On December 15, 1912, Fr. Luigi Guanella boarded a ship to take him across the Atlantic to the United States. He was 70 and the winter seas were rough. He spent most of the time sick in his cabin and as the ship was tossed around he probably thought about another ship named "Titanic" that tried to make this same journey only eight months earlier. He was on his way to Chicago where the archbishop had asked for the help of a community of Sisters which he had founded. He carried a letter from his friend, Pope Pius X, which read:
"Fr. Guanella undertakes this journey to explore the possibility of beginning a foundation directed by his Sisters to assist the mentally and physically disabled of every age and social background in order to care for them and look after their needs. We bear witness that these dear Sisters here in Rome and anywhere else are very appreciated because of their committed ministry and obedience to the holy charism of their institute. They perform miracles of true charity."
On December 23 the ship carrying Fr. Guanella docked in New York. Over the next one and a half months he visited Boston, Providence, St. Louis, Cincinnati, Buffalo, Utica, New Haven, Baltimore, and Washington, as well as Chicago where he laid the groundwork for the first Sisters to follow him. He would have liked to have gone to Genoa City, Wisconsin where some of his relatives had lived and died, but he did not have time to make that trip. He left the U.S. in early February and arrived back in Naples on February 22, 1913.

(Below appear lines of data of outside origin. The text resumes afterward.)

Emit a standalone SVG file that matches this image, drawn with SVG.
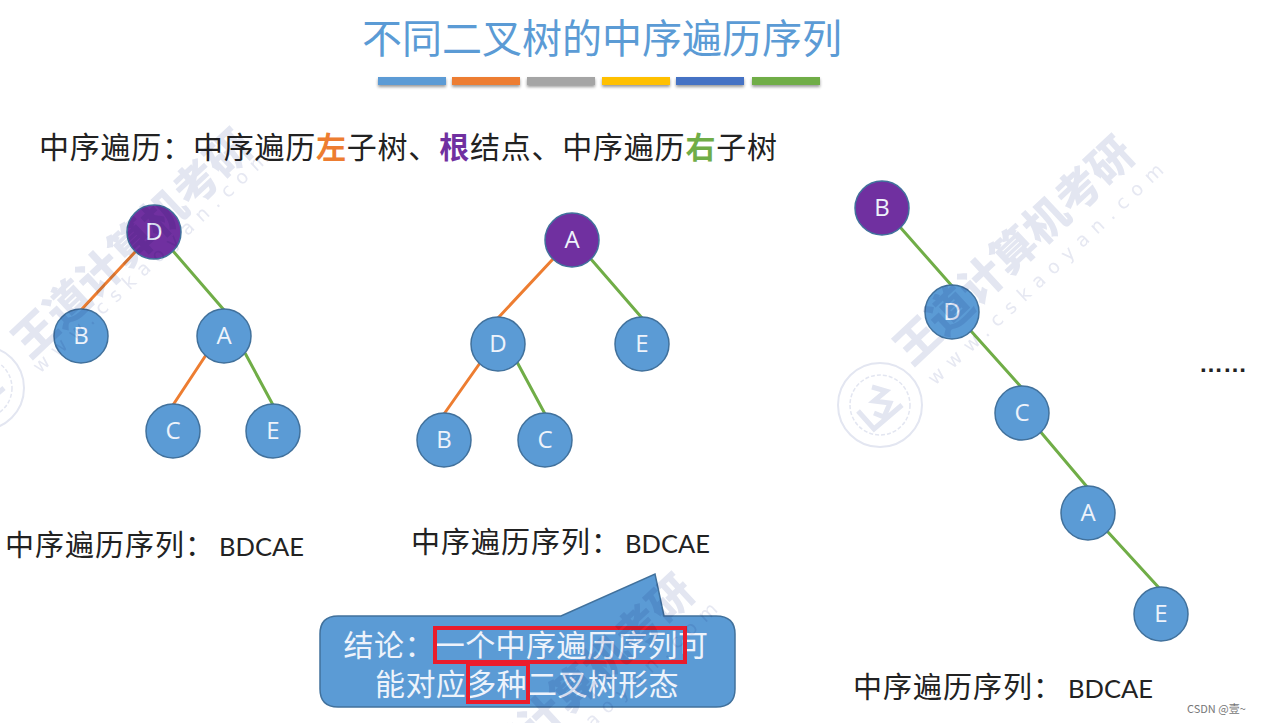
<svg xmlns="http://www.w3.org/2000/svg" width="1268" height="723" viewBox="0 0 1268 723">
<style>
text{font-family:"Noto Sans CJK SC","Noto Sans",sans-serif}
#watermarks{mix-blend-mode:multiply}
.wm{fill:#e3e6f1;font-size:44px;font-weight:900}
.wu{fill:#e6e8f2;font-size:19px;letter-spacing:8.5px;font-family:"DejaVu Sans",sans-serif}
.seal{fill:none;stroke:#e3e6f1}
.bar{filter:url(#sh)}
.n circle{stroke:#41719c;stroke-width:1.5}
.blue circle{fill:#5b9bd5}
.pur circle{fill:#7030a0}
.n text{fill:#eef3fb;font-size:24px;text-anchor:middle;font-family:"Open Sans",sans-serif}
.o{stroke:#ed7d31;stroke-width:3;fill:none}
.g{stroke:#70ad47;stroke-width:3;fill:none}
.cap{font-size:29px;letter-spacing:1px;fill:#222}
.la{font-family:Lato,sans-serif;font-size:25.5px;fill:#222}
.call{font-size:30px;letter-spacing:.4px;fill:#eef3fb;text-anchor:middle}
</style>
<defs>
<filter id="sh" x="-10%" y="-50%" width="120%" height="250%"><feDropShadow dx="0" dy="2" stdDeviation="1.5" flood-color="#000" flood-opacity=".4"/></filter>
<g id="seal">
<circle class="seal" r="42" stroke-width="2"/>
<circle class="seal" r="30" stroke-width="1.5" stroke-dasharray="4 2"/>
<path class="seal" stroke-width="5" d="M-8-18 6-14-6-4 10-2 4 12 -6 8M-22 6-6 24 22 0"/>
</g>
</defs>
<rect width="1268" height="723" fill="#fff"/>
<text id="title" x="362" y="53" font-size="40" fill="#5b9bd5">不同二叉树的中序遍历序列</text>
<g id="bars">
<rect class="bar" x="378" y="77" width="68" height="8" fill="#5b9bd5"/>
<rect class="bar" x="452" y="77" width="68" height="8" fill="#ed7d31"/>
<rect class="bar" x="527" y="77" width="68" height="8" fill="#a5a5a5"/>
<rect class="bar" x="602" y="77" width="68" height="8" fill="#ffc000"/>
<rect class="bar" x="676" y="77" width="68" height="8" fill="#4472c4"/>
<rect class="bar" x="752" y="77" width="68" height="8" fill="#70ad47"/>
</g>
<text id="subtitle" x="39" y="158" font-size="30" letter-spacing=".78" fill="#222">中序遍历：中序遍历<tspan fill="#ed7d31" font-weight="700">左</tspan>子树、<tspan fill="#7030a0" font-weight="700">根</tspan>结点、中序遍历<tspan fill="#70ad47" font-weight="700">右</tspan>子树</text>
<g id="connectors">
<path class="o" d="M136 251 81 310M206 355 173 405M553 259 498 318M480 363 444 414"/>
<path class="g" d="M173 251 224 310M245 353 273 405M590 258 642 318M517 362 545 414M900 227 952 286M971 331 1022 388M1039 430 1088 488M1107 531 1161 590"/>
</g>
<g id="t1-D" class="n pur"><circle cx="154" cy="232" r="27"/><text x="154" y="240">D</text></g>
<g id="t1-B" class="n blue"><circle cx="81" cy="336" r="27"/><text x="81" y="344">B</text></g>
<g id="t1-A" class="n blue"><circle cx="224" cy="336" r="27"/><text x="224" y="344">A</text></g>
<g id="t1-C" class="n blue"><circle cx="173" cy="431" r="27"/><text x="173" y="439">C</text></g>
<g id="t1-E" class="n blue"><circle cx="273" cy="431" r="27"/><text x="273" y="439">E</text></g>
<g id="t2-A" class="n pur"><circle cx="572" cy="240" r="27"/><text x="572" y="248">A</text></g>
<g id="t2-D" class="n blue"><circle cx="498" cy="344" r="27"/><text x="498" y="352">D</text></g>
<g id="t2-E" class="n blue"><circle cx="642" cy="344" r="27"/><text x="642" y="352">E</text></g>
<g id="t2-B" class="n blue"><circle cx="444" cy="440" r="27"/><text x="444" y="448">B</text></g>
<g id="t2-C" class="n blue"><circle cx="545" cy="440" r="27"/><text x="545" y="448">C</text></g>
<g id="t3-B" class="n pur"><circle cx="882" cy="208" r="27"/><text x="882" y="216">B</text></g>
<g id="t3-D" class="n blue"><circle cx="952" cy="312" r="27"/><text x="952" y="320">D</text></g>
<g id="t3-C" class="n blue"><circle cx="1022" cy="413" r="27"/><text x="1022" y="421">C</text></g>
<g id="t3-A" class="n blue"><circle cx="1088" cy="513" r="27"/><text x="1088" y="521">A</text></g>
<g id="t3-E" class="n blue"><circle cx="1161" cy="614" r="27"/><text x="1161" y="622">E</text></g>
<text class="cap" x="5" y="556">中序遍历序列：</text><text class="la" x="219" y="556">BDCAE</text>
<text class="cap" x="411" y="553">中序遍历序列：</text><text class="la" x="625" y="553">BDCAE</text>
<text class="cap" x="853" y="698">中序遍历序列：</text><text class="la" x="1068" y="698">BDCAE</text>
<text id="dots" x="1199" y="372" font-size="24" font-weight="700" style="font-family:'Liberation Sans',sans-serif" fill="#222">……</text>
<g id="callout">
<path d="M338 616H561L655 574 664 616H716Q735 616 735 634V689Q735 707 716 707H338Q320 707 320 689V634Q320 616 338 616Z" fill="#5b9bd5" stroke="#41719c" stroke-width="1.5"/>
<text class="call" x="526" y="656">结论：一个中序遍历序列可</text>
<text class="call" x="527" y="695">能对应多种二叉树形态</text>
<rect x="435" y="628" width="250" height="34" fill="none" stroke="#ea1c2c" stroke-width="4"/>
<rect x="468" y="664" width="60" height="38" fill="none" stroke="#ea1c2c" stroke-width="4"/>
</g>
<text id="credit" x="1187" y="713" font-size="11" fill="#777">CSDN @壹~</text>
<g id="watermarks">
<text class="wm" transform="translate(30 360) rotate(-43)">王道计算机考研</text>
<text class="wu" transform="translate(40 374) rotate(-43)">www.cskaoyan.com</text>
<use href="#seal" x="-18" y="388"/>
<text class="wm" transform="translate(912 367) rotate(-43)">王道计算机考研</text>
<text class="wu" transform="translate(935 386) rotate(-43)">www.cskaoyan.com</text>
<use href="#seal" x="880" y="405"/>
<text class="wm" transform="translate(472 805) rotate(-43)">王道计算机考研</text>
<text class="wu" transform="translate(489 825) rotate(-43)">www.cskaoyan.com</text>
</g>
</svg>
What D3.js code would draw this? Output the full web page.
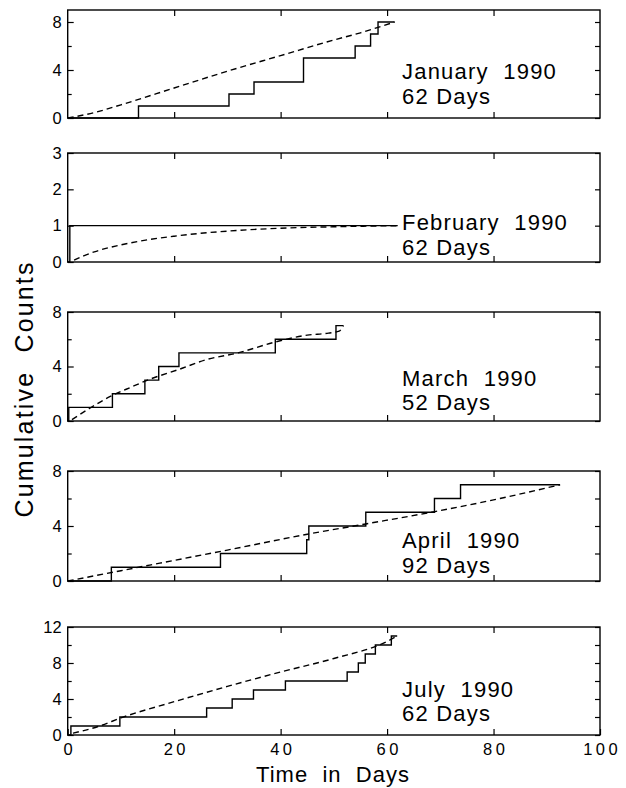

Who are these Sisters about whom Pope St. Pius X spoke so highly? In 1871 two sets of siblings, the Bosatta sisters and the Minatta sisters, came together with the encouragement of their pastor to care for the orphans and the sick in their village. They were called the "Pious Union of the Daughters of Mary Immaculate." In 1881 Fr. Guanella was sent to take the place of their deceased pastor and in time they changed their name to what it is today--the Daughters of St. Mary of Providence. From this small beginning they have spread throughout the world in order to create, in their words, a "culture of charity," by caring for the poor and abandoned, the elderly, and especially the developmentally disabled.
One of the original four, Clare Bosatta (1858-1887), was beatified in 1991. Fr. Luigi Guanella, who was himself beatified in 1964 and canonized in 2011, was amazed at her deep spirituality and took it upon himself to read St. Teresa of Avila and St. John of the Cross, the great Carmelite mystics and doctors of the Church, in order to be a better spiritual director for her. He wrote the following about her. His words are a reminder to us that because the Son of God united in himself a divine nature and a human nature, and because he said that whatever we do for the least of his children we do for him, our own longing for God is partially satisfied on earth not only in prayer but in our service of our least brothers and sisters.
"Clare wanted God; she wanted to be able to hug Him physically and see His face if she could, but not being able to do that, she extended her hugs to the creatures who could attract her to Him and from whom she could draw a drop of water that could quench her heart which was always thirsty for God."